Source material -
______

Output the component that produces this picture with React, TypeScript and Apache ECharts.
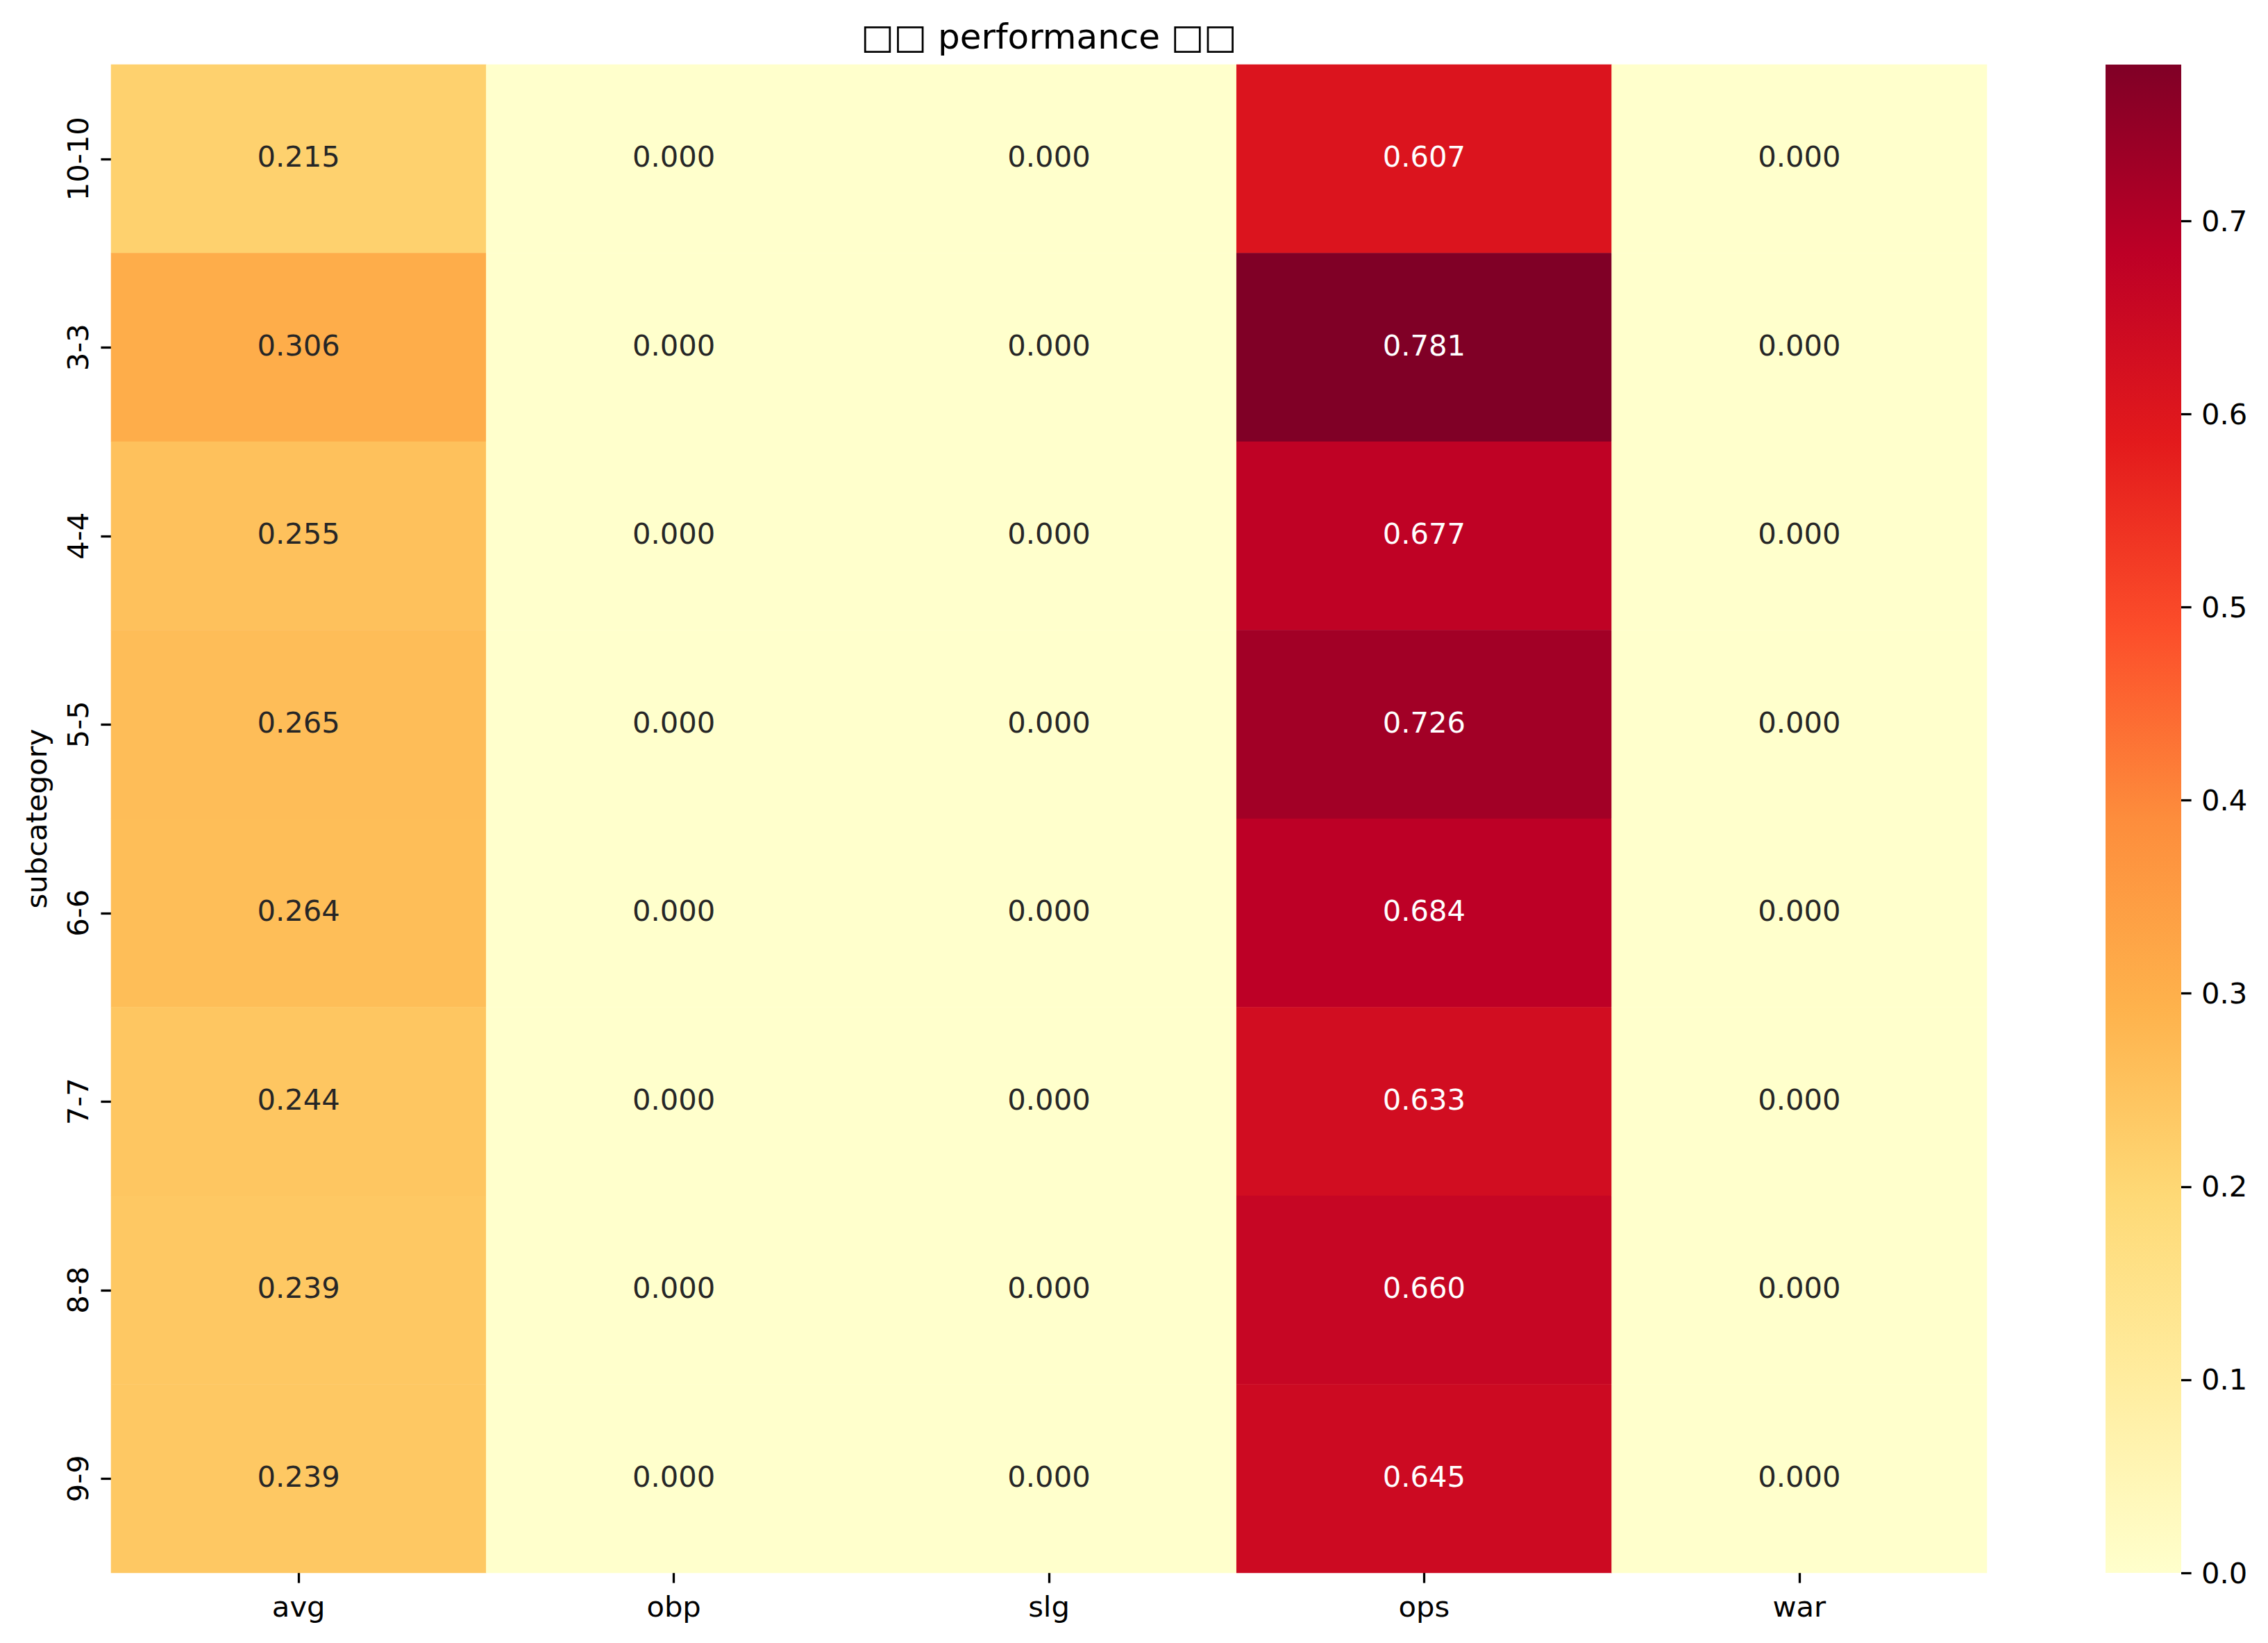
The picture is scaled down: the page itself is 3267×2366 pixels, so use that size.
import React, { useEffect, useRef } from "react";
import * as echarts from "echarts";

const titleText = "□□ performance □□";
const metrics = ["avg", "obp", "slg", "ops", "war"];
const subcategories = ["10-10", "3-3", "4-4", "5-5", "6-6", "7-7", "8-8", "9-9"];
const avgValues = [0.215, 0.306, 0.255, 0.265, 0.264, 0.244, 0.239, 0.239];
const obpValues = [0, 0, 0, 0, 0, 0, 0, 0];
const slgValues = [0, 0, 0, 0, 0, 0, 0, 0];
const opsValues = [0.607, 0.781, 0.677, 0.726, 0.684, 0.633, 0.66, 0.645];
const warValues = [0, 0, 0, 0, 0, 0, 0, 0];
const colorbarTicks = [0.0, 0.1, 0.2, 0.3, 0.4, 0.5, 0.6, 0.7];
const ylOrRd = ["#ffffcc", "#ffeda0", "#fed976", "#feb24c", "#fd8d3c", "#fc4e2a", "#e31a1c", "#bd0026", "#800026"];

const FONT = "DejaVu Sans";
const FS = 41.7;

export default function App() {
  const ref = useRef<HTMLDivElement>(null);
  useEffect(() => {
    document.body.style.margin = "0";
    if (!ref.current) return;
    const chart = echarts.init(ref.current, undefined, { renderer: "svg" });
    const columns = [avgValues, obpValues, slgValues, opsValues, warValues];
    let vmax = 0;
    let vmin = Infinity;
    columns.forEach((c) => c.forEach((v) => { vmax = Math.max(vmax, v); vmin = Math.min(vmin, v); }));
    const data: any[] = [];
    columns.forEach((col, xi) => {
      col.forEach((v, yi) => {
        const frac = (v - vmin) / (vmax - vmin);
        data.push({
          value: [xi, yi, v],
          label: { color: frac > 0.55 ? "#ffffff" : "#262626" },
        });
      });
    });
    const gradient = new echarts.graphic.LinearGradient(
      0, 1, 0, 0,
      ylOrRd.map((c, i) => ({ offset: i / (ylOrRd.length - 1), color: c }))
    );
    const tickStyle = { show: true, length: 14.6, lineStyle: { color: "#000", width: 3.3 } };
    chart.setOption({
      animation: false,
      backgroundColor: "#ffffff",
      textStyle: { fontFamily: FONT },
      title: {
        text: titleText,
        left: 1511,
        top: 28,
        textAlign: "center",
        padding: 0,
        textStyle: { fontFamily: FONT, fontSize: 50, fontWeight: "normal", color: "#000", lineHeight: 50 },
      },
      grid: [
        { left: 160, top: 93, width: 2702, height: 2172, containLabel: false },
        {
          left: 3033, top: 93, width: 109, height: 2172, show: true,
          backgroundColor: gradient, borderWidth: 0,
        },
      ],
      xAxis: [
        {
          type: "category", gridIndex: 0, data: metrics, position: "bottom",
          axisLine: { show: false },
          axisTick: { ...tickStyle, alignWithLabel: true },
          axisLabel: { fontFamily: FONT, fontSize: FS, color: "#000", margin: 27 },
          splitLine: { show: false },
        },
        { type: "category", gridIndex: 1, show: false, data: ["bar"] },
      ],
      yAxis: [
        {
          type: "category", gridIndex: 0, data: subcategories, inverse: true,
          axisLine: { show: false },
          axisTick: { ...tickStyle, alignWithLabel: true },
          axisLabel: { fontFamily: FONT, fontSize: FS, color: "#000", margin: 27, rotate: 90 },
          name: "subcategory", nameLocation: "middle", nameGap: 87,
          nameTextStyle: { fontFamily: FONT, fontSize: FS, color: "#000" },
          splitLine: { show: false },
        },
        {
          type: "value", gridIndex: 1, position: "right", min: 0, max: vmax,
          axisLine: { show: false, onZero: false },
          axisTick: { ...tickStyle, inside: false, customValues: colorbarTicks },
          axisLabel: {
            fontFamily: FONT, fontSize: FS, color: "#000", margin: 29,
            customValues: colorbarTicks,
            formatter: (v: number) => v.toFixed(1),
          },
          splitLine: { show: false },
        },
      ],
      visualMap: {
        type: "continuous", show: false, min: vmin, max: vmax, seriesIndex: 0, dimension: 2,
        inRange: { color: ylOrRd },
      },
      series: [
        {
          type: "heatmap", xAxisIndex: 0, yAxisIndex: 0, data,
          label: {
            show: true, fontFamily: FONT, fontSize: FS, offset: [0, -3],
            formatter: (p: any) => p.value[2].toFixed(3),
          },
          emphasis: { disabled: true },
          itemStyle: { borderWidth: 0 },
        },
      ],
    });
    return () => chart.dispose();
  }, []);
  return <div ref={ref} style={{ width: 3267, height: 2366 }} />;
}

______

Problem to solve - Identify each line holding the string "React", and copy it out.

Result of this task -
Output the component that produces this picture with React, TypeScript and Apache ECharts.
import React, { useEffect, useRef } from "react";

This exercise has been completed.